We set out about a half an hour later than we'd meant to, owed in part to Theo sleeping in and me not being prepared at all and still recovering from the surreal experience of my High School Reunion the night before. In Santa Monica the air was thick with fog, damp and cold and atmospheric. As we made our way east on the 10, the mist thickened into rain here and there, and the dense fog took out buildings and made the sky ominous.
When we got far enough east we broke free of the gloom and the sun hit us. We stared at the wind farms, entranced by the spinning blades, and missed our exit to get onto the 62.
Realizing this about 10 minutes later we turned around and stopped at a nearby In-N-Out for the traditional road-trip lunch. We got back on the road, admired the wind farm again, and got onto the 62. A few little towns lined the road, and I wasn't entirely certain whether we were seeing towns trying to be quaint, or actual quaintness. I suspected the latter. Theo and I also discussed living in the desert -- something he could imagine doing and I had little interest in.
Nervous and over-eager after his failure to get us onto the 62, Theo attempted to take us to the Joshua Tree Memorial Lawn, thinking it was the entrance to the actual park. Not interested in viewing the cemetery, I stopped him before we could actually turn in and we made the correct turn a few minutes later.

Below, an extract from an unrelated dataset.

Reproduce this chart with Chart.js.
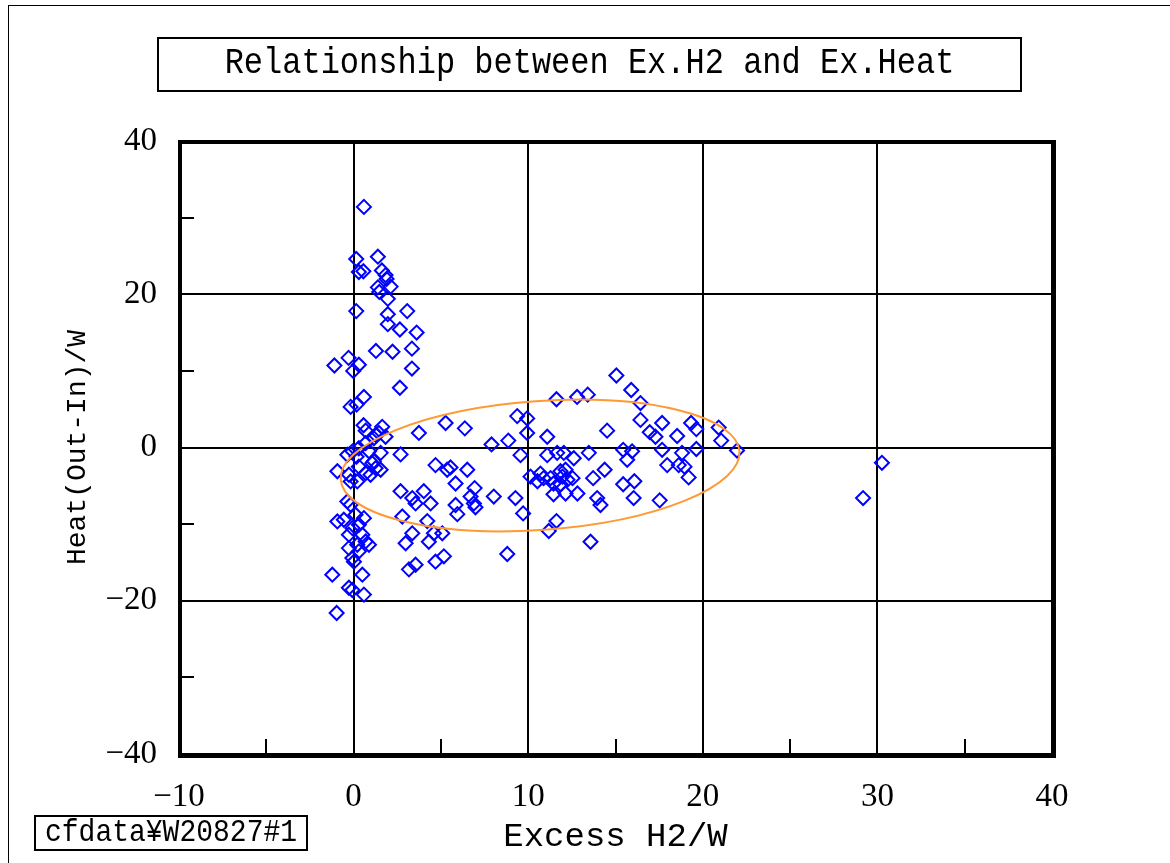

Per our discussion earlier, I dreaded getting out of the car and into the hot sun a little. But when we stepped outside I got a pleasant surprise -- cloud cover. The sky was a beautiful shade of dark blue that photographs fantastically, and thin sheets of clouds kept the sun from searing our skin. We stopped a few times at different pull offs before making the commitment to hike at Hidden Valley, an easy 1 mile hike with little grade. I admired the colors of the foliage and the blue of the sky. The rocks and rock-climbers were kind of interesting too -- but I've never been a big rock person.
As we came back towards the beginning a large, dark form broke free from some bushes to our left.

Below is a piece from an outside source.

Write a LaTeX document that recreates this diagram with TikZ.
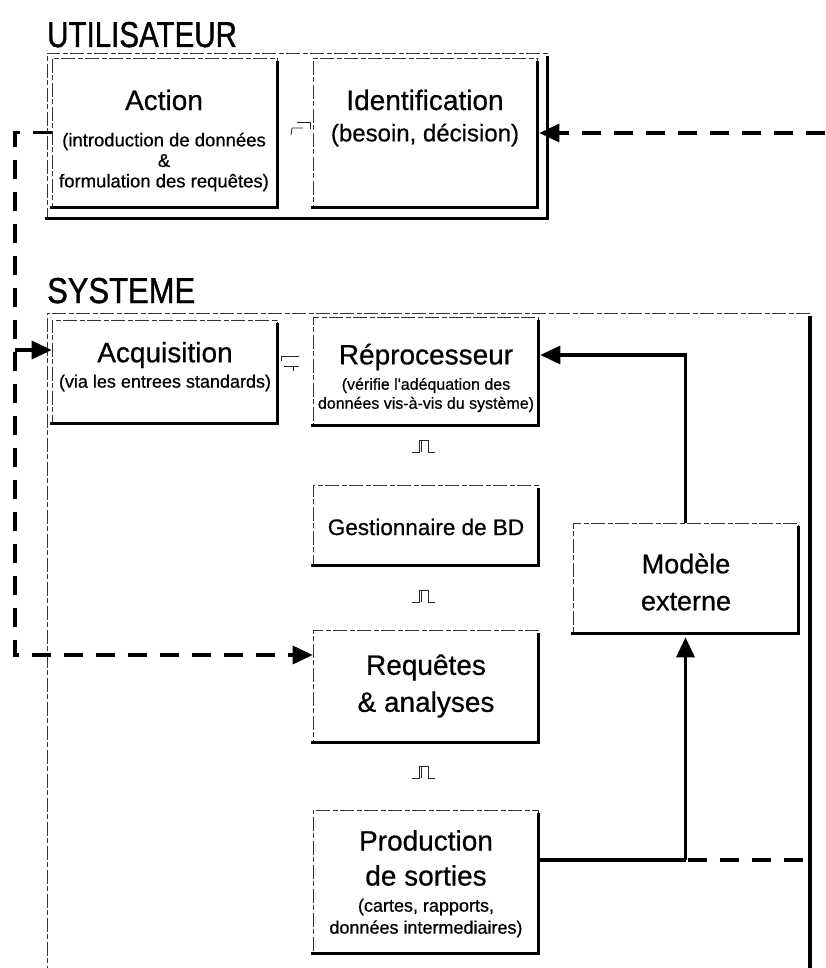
\documentclass[tikz,border=0pt]{standalone}
\usepackage{fontspec}
\setmainfont{Liberation Sans}
\newfontfamily\inkface{Liberation Sans}[FakeBold=0.6]
\newfontfamily\titleface{Liberation Sans}[FakeBold=1.2]
\usetikzlibrary{arrows.meta,calc}

% heavy right/bottom edge that gives each box its drop shadow
\newcommand\castshadow[1]{\draw[heavy] ([yshift=-5pt]#1.north east) -- (#1.south east) -- (#1.south west);}

\begin{document}
\begin{tikzpicture}[x=1pt,y=-1pt,
  frame/.style={draw=black!80, line width=0.6pt,
    dash pattern=on 14pt off 2pt on 5pt off 3pt, inner sep=0pt},
  heavy/.style={line width=3.4pt, line cap=rect},
  flow/.style={line width=3.2pt, -{Triangle[length=20pt,width=18pt]}},
  dflow/.style={flow, dash pattern=on 19pt off 13pt},
  dline/.style={line width=3.2pt, dash pattern=on 19pt off 13pt},
  tick/.style={line width=0.8pt, draw=black!85},
  big/.style={font=\inkface\fontsize{28}{37}\selectfont, align=center, inner sep=0pt},
  mid/.style={font=\inkface\fontsize{22.5}{26}\selectfont, align=center, inner sep=0pt},
  small/.style={font=\inkface\fontsize{18}{20.5}\selectfont, align=center, inner sep=0pt},
  tiny/.style={font=\inkface\fontsize{16}{19}\selectfont, align=center, inner sep=0pt},
  heading/.style={font=\titleface\fontsize{36}{37}\selectfont, anchor=base west, inner sep=0pt}
]
\useasboundingbox (0,0) rectangle (825,968);

% ---------------- UTILISATEUR ----------------
\node[heading] (hU) at (47,47) {\scalebox{0.82}[1]{UTILISATEUR}};
\node[frame, minimum width=500pt, minimum height=165pt] (grpU) at (297,135.5) {};
\castshadow{grpU}

\node[frame, fill=white, minimum width=225pt, minimum height=149pt] (act) at (164.5,132.5) {};
\castshadow{act}
\node[big] (actT) at (164,100) {Action};
\node[small, font=\inkface\fontsize{18.5}{20.5}\selectfont] (actS) at (164,162) {(introduction de données\\\&\\formulation des requêtes)};

\node[frame, fill=white, minimum width=224pt, minimum height=149pt] (ident) at (425,132.5) {};
\castshadow{ident}
\node[big] (identT) at (425,100) {Identification};
\node[mid, font=\inkface\fontsize{24}{26}\selectfont] (identS) at (425,135) {(besoin, décision)};

% exchange mark between the two user boxes
\draw[tick] (291,135) -- (292,128) -- (303,128);
\draw[tick] (297,122) -- (310,122) -- (310,129);

% ---------------- SYSTEME ----------------
\node[heading] (hS) at (47,303) {\scalebox{0.86}[1]{SYSTEME}};
\coordinate (sysNE) at (810,313);
\coordinate (sysSE) at (810,968);
\draw[frame] (sysNE) -- (47,313) -- (47,968);
\draw[heavy, line cap=butt] ([yshift=-3pt]sysNE) -- (sysSE);

\node[frame, fill=white, minimum width=225pt, minimum height=103pt] (acq) at (164.5,371.5) {};
\castshadow{acq}
\node[big] (acqT) at (165,355) {Acquisition};
\node[small] (acqS) at (165,383) {(via les entrees standards)};

\node[frame, fill=white, minimum width=225pt, minimum height=108pt] (repro) at (425.5,371) {};
\castshadow{repro}
\node[big] (reproT) at (426,357) {Réprocesseur};
\node[tiny] (reproS) at (426,395) {(vérifie l'adéquation des\\données vis-à-vis du système)};

\node[frame, fill=white, minimum width=225pt, minimum height=80pt] (gest) at (425.5,525) {};
\castshadow{gest}
\node[mid] (gestT) at (426,527) {Gestionnaire de BD};

\node[frame, fill=white, minimum width=225pt, minimum height=112pt] (req) at (425.5,686) {};
\castshadow{req}
\node[big] (reqT) at (426,686) {Requêtes\\\& analyses};

\node[frame, fill=white, minimum width=225pt, minimum height=143pt] (prod) at (425.5,881.5) {};
\castshadow{prod}
\node[big, font=\inkface\fontsize{28}{35}\selectfont] (prodT) at (426,858) {Production\\de sorties};
\node[small, font=\inkface\fontsize{18}{22}\selectfont] (prodS) at (426,918) {(cartes, rapports,\\données intermediaires)};

\node[frame, fill=white, minimum width=225pt, minimum height=110pt] (mod) at (685.5,578) {};
\castshadow{mod}
\node[big, font=\inkface\fontsize{27}{37}\selectfont] (modT) at (686,582) {Modèle\\externe};

% exchange mark between Acquisition and Réprocesseur
\draw[tick] (299,356) -- (281,356) -- (281,361);
\draw[tick] (284,366) -- (299,366);
\draw[tick] (293,366) -- (293,371);

% two-way marks between the stacked system boxes
\foreach \yy/\nm in {452/pA, 602/pB, 778/pC}{
  \coordinate (\nm) at (425,\yy);
  \draw[tick] ([xshift=-13pt]\nm) -- ([xshift=-6pt]\nm) -- ([xshift=-6pt,yshift=12pt]\nm)
     -- ([xshift=3pt,yshift=12pt]\nm) -- ([xshift=3pt]\nm) -- ([xshift=10pt]\nm);
  \draw[tick] ([xshift=-4pt]\nm) -- ([xshift=-4pt,yshift=11pt]\nm);
}

% ---------------- connectors ----------------
\coordinate (rin) at (825,133);
\draw[dflow] (rin) -- ([xshift=2pt]ident.east |- rin);

\coordinate (lcA) at (15,350);
\coordinate (lcB) at (15,655);
\draw[dflow] (act.west) -| (lcB) -- (req.west |- lcB);
\draw[flow] (lcA) -- (acq.west |- lcA);

\coordinate (mtop) at (mod.north |- 0,355);
\draw[flow] (mod.north) -- (mtop) -- ([xshift=2pt]repro.east |- mtop);

\coordinate (split) at (mod.south |- 0,860);
\draw[line width=3.2pt] ([xshift=1pt]prod.east |- split) -- (split);
\draw[flow] (split) -- ([yshift=-4pt]mod.south);
\draw[dline] ([xshift=2pt]split) -- (split -| sysNE);

\end{tikzpicture}
\end{document}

Theo was both interested and terrified, and once I pointed it out to nearby travelers the tarantula had a whole group of admirers taking it's photo. Satisfied with a few photos taken at a distance, Theo and I moved on. We paused, and were confused by, the Wonderland of Rocks. Which looked a lot like the other rocks we had seen. So we continued on to Barker Dam. Signposts along the way were a little less than helpful, but we made it to the mostly-dry dam anyway.
I took a few scenic shots. Further on we found the petroglyphs, and a pair of hikers who were sitting in them and ruining most photo-ops.

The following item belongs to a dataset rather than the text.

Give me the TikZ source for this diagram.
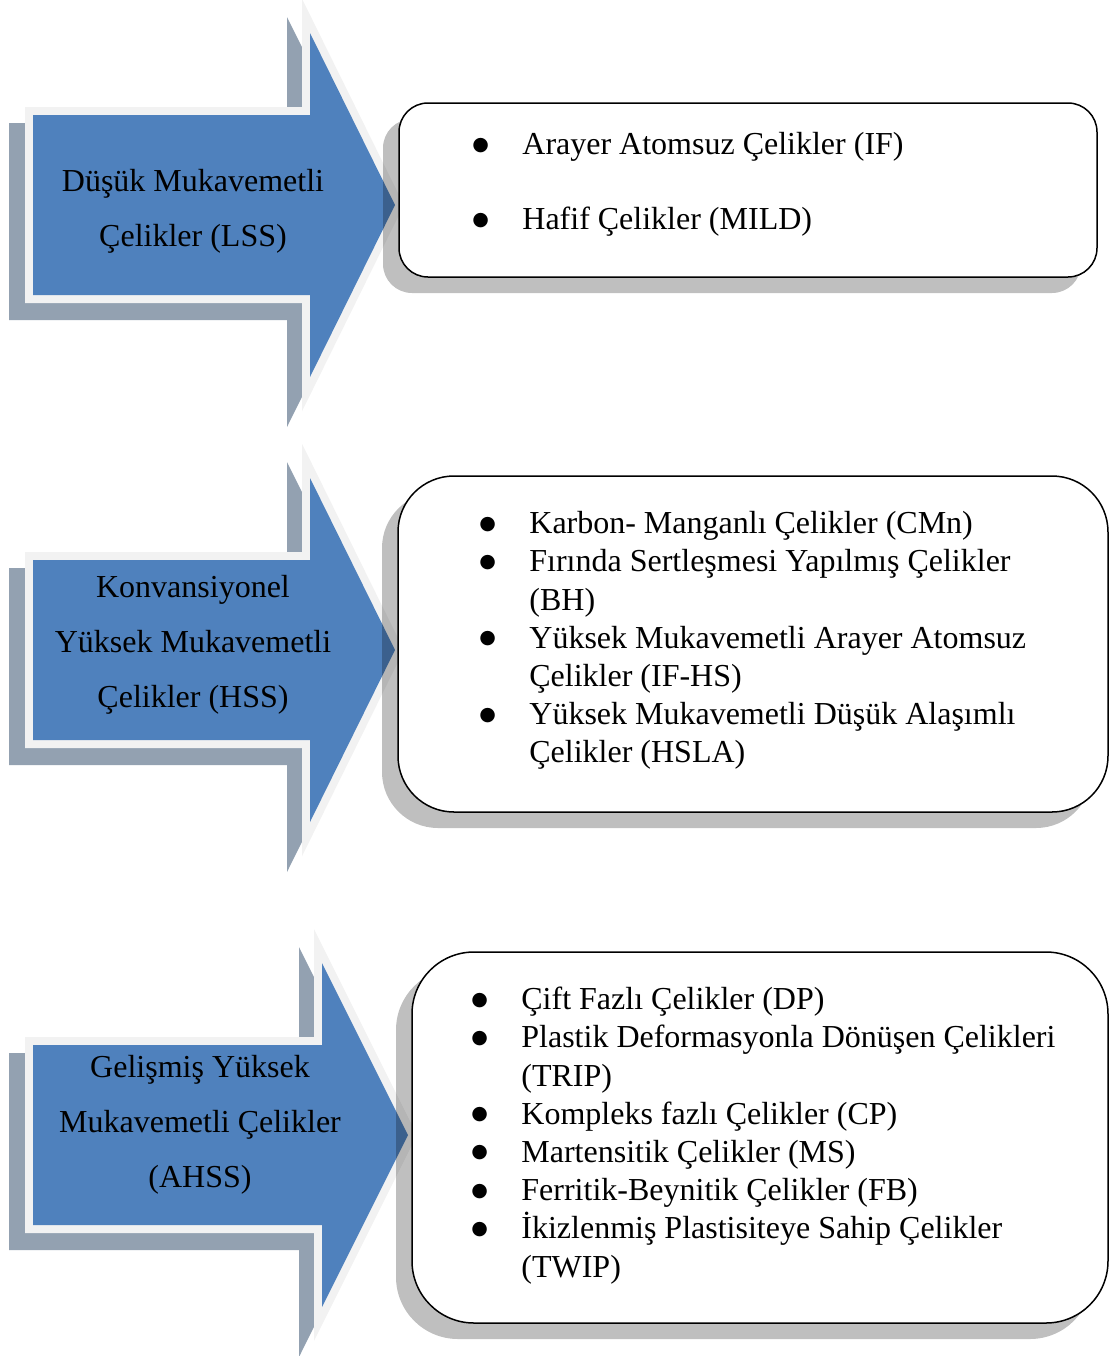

We got back to the car and hit the road again. After a brief, exciting section of unpaved road we were at the exit and back out on the 62. And we hit the most desolate road in CA.
We put on the Penny-Arcade D&D podcasts, I pulled out my knitting, and for a long time we drove through empty desert. We saw a lot more people heading in the other direction -- maybe going home after a weekend in Vegas? And the sun set over the brittle, desert mountains, turning them pink. After a few hours we were in Needles, and at our hotel. The man who checked me directed me to the two dinner options in the area -- Mexican or Dominoes.
After leaving our stuff in the spacious but nondescript room we went out to the Mexican place. In a previous life it might have belonged to a fast-food chain. Guessing that the ambiance inside wouldn't be much, we hit the drive through and both got cheese enchiladas and orange drinks. Theo explained to me how during his traveling days he drank mostly water to be cheap, but treated himself to orange fanta on occasion. To this day Orange fanta is his travel drink.
At our hotel we dug into cheap, saucy Mexican food and enjoyed it. We lay across our beds, watched some Better Off Ted, and went to sleep around 9:30pm with some sheepishness, the roar of the AC loud even to my hearing-impaired ears.